Sample rate reduction affects the frequency response of your audio file. Remember Nyquist? The sample rate needs to be twice the highest frequency you plan to encode. 44.1 KHz is the standard for CD Quality audio. This means that the upper limit on the high end is 22.05 KHz which is beyond what most people can hear. 32K will give you a high end limit of 16K which is just below what the average, middle-aged person can hear (we lose high end response as we age). This sort of reduction in high end is almost undetectable to the average listener. 22K bit rate will limit the high end to about 11K. Cymbols on a drum set live in the 10K range so you can see that we are still at an acceptable frequency response (abeit slightly dull) which will be perceived as good quality by the majority of listeners. Also notice that the sampling frequency is now half of it's orignal 44.1 and therefore the file size is also half as large. Each reduction of these parameters yeilds a smaller file size but at the cost of fidelity. The race in this field is to provide a small file size and excellent quality. No small task.

There are two types of delivery over the Internet, Download and Streaming. Every platform can be downloaded. You can post or send a .wav or .aif to someone via email. They might not be too happy about it but it can be done. The result of downloading a .wav or .aif is massive connect times on the Internet because the files are so big.

Someone, somewhere thought that if the file could be reduced in size, yet maintaining the quality, then they would be the kings of Internet delivery. The most common form of downloadable audio delivery is mp3's or mp2's. These codecs analyze the audio information and result in a compression scheme of 5:1 with almost no detectable loss of fidelity. This means that a 60 second spot that was originally 10.5 megs is now 2.1 megs or smaller. The way this is accomplished is through the use of variable sample rates, variable bit rates and perceptual coding.

Look at a typical radio spot with intro music, voice over then outro music. When the voice comes in, the music drops down in level and is at times masked by the voice itself. Codecs analyze the waveforms and give the most bits to the voice (which is upfront) and less bits to the music in the background. There is no need to encode the music in full fidelity since it is covered by the voice most of the time.

Streaming media is the ability to see or hear content on demand from a web site.

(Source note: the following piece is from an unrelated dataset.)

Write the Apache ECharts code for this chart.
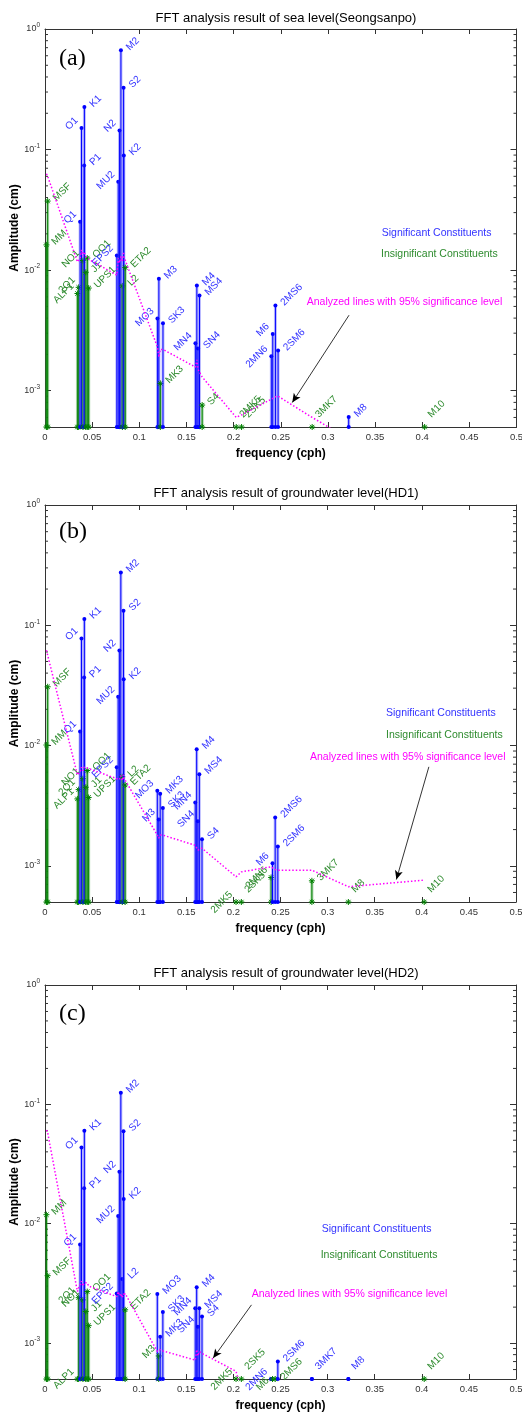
<!DOCTYPE html>
<html>
<head>
<meta charset="utf-8">
<script src="https://cdn.jsdelivr.net/npm/echarts@6.0.0/dist/echarts.min.js"></script>
<style>
  html, body { margin: 0; padding: 0; background: #fff; }
  #chart { width: 522px; height: 1412px; }
</style>
</head>
<body>
<div id="chart"></div>
<script>
// tidal constituents and their frequencies (cph)
const names = ['MM','MSF','ALP1','2Q1','Q1','O1','NO1','P1','K1','J1','OO1','UPS1',
  'EPS2','MU2','N2','M2','L2','S2','K2','ETA2','MO3','M3','MK3','SK3',
  'MN4','M4','SN4','MS4','S4','2MK5','2SK5','2MN6','M6','2MS6','2SM6','3MK7','M8','M10'];
const freqs = [0.0015122,0.0028219,0.0343966,0.0357064,0.0372185,0.0387307,0.0402686,0.0415526,0.0417807,0.0432929,0.0448308,0.0463430,
  0.0761773,0.0776895,0.0789992,0.0805114,0.0820236,0.0833333,0.0835615,0.0850736,0.1192421,0.1207671,0.1222921,0.1251141,
  0.1595106,0.1610228,0.1623326,0.1638447,0.1666667,0.2028035,0.2084474,0.2400221,0.2415342,0.2443561,0.2471781,0.2833149,0.3220456,0.4025570];

// (a) sea level, Seongsanpo
const ampA = [0.0162,0.0374,0.0064,0.0072,0.0252,0.151,0.012,0.0739,0.225,0.0096,0.0126,0.0071,
  0.0132,0.054,0.144,0.665,0.0074,0.326,0.0895,0.0105,0.00397,0.00847,0.00115,0.00363,
  0.00248,0.00746,0.00224,0.00617,0.00076,0.0005,0.0005,0.00193,0.00296,0.00509,0.00215,0.0005,0.000606,0.0005];
const sigA = [0,0,0,0,1,1,0,1,1,0,0,0, 1,1,1,1,0,1,1,0,1,1,0,1, 1,1,1,1,0,0,0,1,1,1,1,0,1,0];
const levelA = [0.063,0.060,0.0117,0.012,0.0125,0.0147,0.013,0.0142,0.0145,0.013,0.0125,0.0121,
  0.0091,0.0125,0.0115,0.013,0.0118,0.0142,0.013,0.0121,0.0023,0.0019,0.0022,0.0022,
  0.00157,0.0018,0.0015,0.00155,0.0013,0.0006,0.00063,0.00085,0.00087,0.00089,0.0009,0.0006,0.0004,null];

// (b) groundwater level, HD1
const ampB = [0.0101,0.0308,0.0036,0.0043,0.0131,0.0778,0.0053,0.0368,0.113,0.0045,0.0062,0.0037,
  0.0066,0.0254,0.0618,0.275,0.0055,0.132,0.0356,0.0047,0.0042,0.00243,0.00397,0.00303,
  0.00336,0.00933,0.00235,0.00578,0.00166,0.0005,0.0005,0.0008,0.00105,0.00252,0.00145,0.00075,0.0005,0.0005];
const sigB = [0,0,0,0,1,1,0,1,1,0,0,0, 1,1,1,1,0,1,1,0,1,1,1,1, 1,1,1,1,1,0,0,0,1,1,1,0,0,0];
const levelB = [0.062,0.060,0.0057,0.0055,0.006,0.0066,0.0062,0.0066,0.0066,0.0064,0.0065,0.0064,
  0.0053,0.0055,0.0052,0.0056,0.0051,0.0057,0.0054,0.0052,0.0018,0.0017,0.0018,0.0018,
  0.00148,0.0015,0.00135,0.0014,0.0014,0.00081,0.00089,0.00098,0.00096,0.00093,0.00092,0.00092,0.00067,0.00076];

// (c) groundwater level, HD2
const ampC = [0.0119,0.00367,0.0005,0.0024,0.0067,0.0434,0.0023,0.0198,0.0602,0.00184,0.0027,0.0014,
  0.0026,0.0116,0.0273,0.125,0.00345,0.0595,0.0161,0.0019,0.00258,0.00078,0.00113,0.00182,
  0.00196,0.00294,0.00137,0.00196,0.00167,0.0005,0.0005,0.0005,0.00042,0.00049,0.0007,0.0005,0.0005,0.0005];
const sigC = [0,0,0,0,1,1,0,1,1,0,0,0, 1,1,1,1,1,1,1,0,1,0,1,1, 1,1,1,1,1,0,0,1,0,0,1,1,1,0];
const levelC = [0.061,0.058,0.0027,0.0029,0.003,0.0033,0.003,0.0032,0.0032,0.0031,0.0032,0.003,
  0.00245,0.0027,0.0025,0.0026,0.0024,0.0026,0.0025,0.0026,0.00085,0.00082,0.00088,0.00086,
  0.00072,0.00088,0.00078,0.00085,0.00082,0.00058,0.0004,null,null,null,null,null,null,null];

const titles = ['FFT analysis result of sea level(Seongsanpo)',
  'FFT analysis result of groundwater level(HD1)',
  'FFT analysis result of groundwater level(HD2)'];
const tags = ['(a)', '(b)', '(c)'];
// arrow annotation [freq, amp] start -> end
const arrowFrom = [[0.3224, 0.00423], [0.4075, 0.00665], [0.2192, 0.00209]];
const arrowTo = [[0.2622, 0.000798], [0.373, 0.000769], [0.1785, 0.000748]];

// labels written on the left of their stem
const leftA = ['O1','Q1','N2','MU2','NO1','2Q1','ALP1','EPS2','MO3','MN4','2MN6','M6'];
const leftB = ['O1','N2','MU2','Q1','NO1','2Q1','ALP1','EPS2','MO3','M3','MN4','SN4','2MK5','2MN6','M6'];
const leftC = ['O1','N2','MU2','Q1','2Q1','NO1','ALP1','EPS2','M3','MN4','SN4','2MK5','2MN6','M6'];

const panels = [
  { amp: ampA, sig: sigA, level: levelA, left: leftA },
  { amp: ampB, sig: sigB, level: levelB, left: leftB },
  { amp: ampC, sig: sigC, level: levelC, left: leftC }
];

const yMin = 0.0005, yMax = 1;
const FONT = '"Liberation Sans", Arial, sans-serif';
const BLUE = '#0000ff', GREEN = '#008000';

const grids = [
  { left: 45, top: 29, width: 471.5, height: 398 },
  { left: 45, top: 505, width: 471, height: 397 },
  { left: 45, top: 985, width: 471, height: 394 }
];
const titleTop = [7, 482, 962];
const tagTop = [47, 520, 1002];
const legendPos = [
  [[381.7, 235], [381, 256], [306.7, 304]],
  [[386, 715], [386, 737], [310, 759]],
  [[321.7, 1231], [320.7, 1257], [251.7, 1296]]
];

// minor ticks 2..9 of each decade
const minorTicks = [];
for (let e = -4; e < 0; e++) {
  for (let m = 2; m <= 9; m++) {
    const v = m * Math.pow(10, e);
    if (v > yMin && v < yMax) minorTicks.push(v);
  }
}

function logLabel(v) {
  const e = Math.log10(v);
  if (Math.abs(e - Math.round(e)) > 1e-6) return '';
  return '{b|10}{s|' + Math.round(e) + '}';
}

function star(x, y, r, color) {
  const d = r * 0.72;
  const st = { stroke: color, lineWidth: 1 };
  return [
    { type: 'line', shape: { x1: x - r, y1: y, x2: x + r, y2: y }, style: st },
    { type: 'line', shape: { x1: x, y1: y - r, x2: x, y2: y + r }, style: st },
    { type: 'line', shape: { x1: x - d, y1: y - d, x2: x + d, y2: y + d }, style: st },
    { type: 'line', shape: { x1: x - d, y1: y + d, x2: x + d, y2: y - d }, style: st }
  ];
}

function stemRender(p) {
  return function (params, api) {
    const k = params.dataIndex;
    const f = api.value(0), a = api.value(1), sig = api.value(2);
    const base = api.coord([f, yMin]);
    const top = api.coord([f, Math.max(a, yMin)]);
    const at = api.coord([f, a]);
    const col = sig ? BLUE : GREEN;
    const band = sig ? 'rgba(60,60,255,0.35)' : 'rgba(40,150,40,0.4)';
    const kids = [
      { type: 'line', shape: { x1: base[0], y1: base[1], x2: top[0], y2: top[1] }, style: { stroke: band, lineWidth: 3 } },
      { type: 'line', shape: { x1: base[0], y1: base[1], x2: top[0], y2: top[1] }, style: { stroke: col, lineWidth: 1 } }
    ];
    if (sig) {
      kids.push({ type: 'circle', shape: { cx: base[0], cy: base[1], r: 2 }, style: { fill: col } });
      kids.push({ type: 'circle', shape: { cx: top[0], cy: top[1], r: 2 }, style: { fill: col } });
    } else {
      kids.push.apply(kids, star(base[0], base[1], 3, col));
      if (a > yMin) kids.push.apply(kids, star(top[0], top[1], 3, col));
    }
    const isLeft = p.left.indexOf(names[k]) >= 0;
    let lx, ly;
    if (isLeft) { lx = at[0] - 5; ly = at[1] - 9; }
    else if (a === yMin) { lx = at[0] + 5; ly = at[1] - 11; }
    else { lx = at[0] + 7; ly = at[1] - 1.5; }
    kids.push({
      type: 'text', x: lx, y: ly, rotation: Math.PI / 4,
      style: {
        text: names[k], fill: sig ? '#3333ff' : '#2e8b2e',
        font: '10px ' + FONT,
        textAlign: isLeft ? 'right' : 'left', textVerticalAlign: 'middle'
      }
    });
    return { type: 'group', children: kids };
  };
}

function minorRender(params, api) {
  const v = api.value(1);
  const l = api.coord([0, v]), r = api.coord([0.5, v]);
  const st = { stroke: '#333', lineWidth: 1 };
  return { type: 'group', children: [
    { type: 'line', shape: { x1: l[0], y1: l[1], x2: l[0] + 3, y2: l[1] }, style: st },
    { type: 'line', shape: { x1: r[0] - 3, y1: r[1], x2: r[0], y2: r[1] }, style: st }
  ] };
}

const xAxis = [], yAxis = [], series = [], title = [], graphic = [];
const axisColor = '#333';

grids.forEach(function (g, i) {
  const p = panels[i];
  xAxis.push({
    type: 'value', gridIndex: i, min: 0, max: 0.5, interval: 0.05, position: 'bottom',
    axisLine: { onZero: false, lineStyle: { color: axisColor } },
    axisTick: { inside: true, length: 5, lineStyle: { color: axisColor } },
    axisLabel: { color: axisColor, fontSize: 9.5, fontFamily: FONT, margin: 5,
      formatter: function (v) { return String(Math.round(v * 100) / 100); } },
    splitLine: { show: false },
    name: 'frequency (cph)', nameLocation: 'middle', nameGap: 21, nameMoveOverlap: false,
    nameTextStyle: { fontWeight: 'bold', fontSize: 12, color: '#000', fontFamily: FONT }
  });
  xAxis.push({
    type: 'value', gridIndex: i, min: 0, max: 0.5, interval: 0.05, position: 'top',
    axisLine: { onZero: false, lineStyle: { color: axisColor } },
    axisTick: { inside: true, length: 5, lineStyle: { color: axisColor } },
    axisLabel: { show: false }, splitLine: { show: false }
  });
  yAxis.push({
    type: 'log', logBase: 10, gridIndex: i, min: yMin, max: yMax, position: 'left',
    axisLine: { show: true, onZero: false, lineStyle: { color: axisColor } },
    axisTick: { show: true, inside: true, length: 6, lineStyle: { color: axisColor } },
    axisLabel: { formatter: logLabel, margin: 5,
      rich: {
        b: { fontSize: 9, color: axisColor, fontFamily: FONT, lineHeight: 14 },
        s: { fontSize: 6.5, color: axisColor, fontFamily: FONT, lineHeight: 8, verticalAlign: 'top' }
      } },
    splitLine: { show: false },
    name: 'Amplitude (cm)', nameLocation: 'middle', nameGap: 24, nameMoveOverlap: false,
    nameTextStyle: { fontWeight: 'bold', fontSize: 12, color: '#000', fontFamily: FONT }
  });
  yAxis.push({
    type: 'log', logBase: 10, gridIndex: i, min: yMin, max: yMax, position: 'right',
    axisLine: { show: true, onZero: false, lineStyle: { color: axisColor } },
    axisTick: { show: true, inside: true, length: 6, lineStyle: { color: axisColor } },
    axisLabel: { show: false }, splitLine: { show: false }
  });

  series.push({
    type: 'custom', xAxisIndex: 2 * i, yAxisIndex: 2 * i, silent: true, z: 1,
    renderItem: minorRender, data: minorTicks.map(function (v) { return [0, v]; })
  });
  series.push({
    type: 'custom', xAxisIndex: 2 * i, yAxisIndex: 2 * i, silent: true, z: 2,
    renderItem: stemRender(p),
    data: freqs.map(function (f, k) { return [f, p.amp[k], p.sig[k]]; })
  });
  const lvl = [];
  freqs.forEach(function (f, k) { if (p.level[k] != null) lvl.push([f, p.level[k]]); });
  series.push({
    type: 'line', xAxisIndex: 2 * i, yAxisIndex: 2 * i, silent: true, z: 3,
    data: lvl, showSymbol: false, clip: true,
    lineStyle: { color: '#ff00ff', width: 1.5, type: [1.5, 2] },
    markLine: {
      silent: true, symbol: ['none', 'arrow'], symbolSize: [6, 9],
      label: { show: false },
      lineStyle: { color: '#000', width: 0.8, type: 'solid' },
      data: [[{ coord: arrowFrom[i] }, { coord: arrowTo[i] }]]
    }
  });

  title.push({
    text: titles[i], left: 281, top: titleTop[i], textAlign: 'center',
    textStyle: { fontSize: 13, fontWeight: 'normal', color: '#000', fontFamily: FONT }
  });
  graphic.push({ type: 'text', left: 59, top: tagTop[i],
    style: { text: tags[i], fill: '#000', font: '24px "Liberation Serif", "Times New Roman", serif' } });
  const lp = legendPos[i];
  const legendText = ['Significant Constituents', 'Insignificant Constituents', 'Analyzed lines with 95% significance level'];
  const legendColor = ['#3333ff', '#2e8b2e', '#ff00ff'];
  lp.forEach(function (pos, j) {
    graphic.push({ type: 'text', left: pos[0], top: pos[1] - 7,
      style: { text: legendText[j], fill: legendColor[j], font: '10.5px ' + FONT } });
  });
});

const chart = echarts.init(document.getElementById('chart'));
chart.setOption({
  animation: false,
  backgroundColor: '#fff',
  title: title,
  grid: grids.map(function (g) { return Object.assign({ containLabel: false, outerBoundsMode: 'none' }, g); }),
  xAxis: xAxis,
  yAxis: yAxis,
  series: series,
  graphic: graphic
});
</script>
</body>
</html>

This is a hot field in the Internet world. The main players in the field of streaming are Apple's Quicktime, Real Network's Real Media and Microsoft's Media Player. These three companys lead the march to provide high quality media streams at the lowest bit rate possible. At one time, each company's player would only play their own files, but these days, most players able to decode all the other formats. Isn't direct competition grand?


Creating Digital Sound Files

The studio that creates your spots will most likely create the spots in one of several popular programs available to the pro audio market. These programs go by names such as ProTools, Cool Edit Pro, Sound Forge, Sonic Solutions, Sadie, TripleDAT, SAW and Sound Edit 16. Your studio already produces high quality .wav or .aif files that can be converted into other formats using a number of software encoders available. The most popular of these are Real Producer, Quicktime Pro, Audio Catalyst and Windows Media Encoder.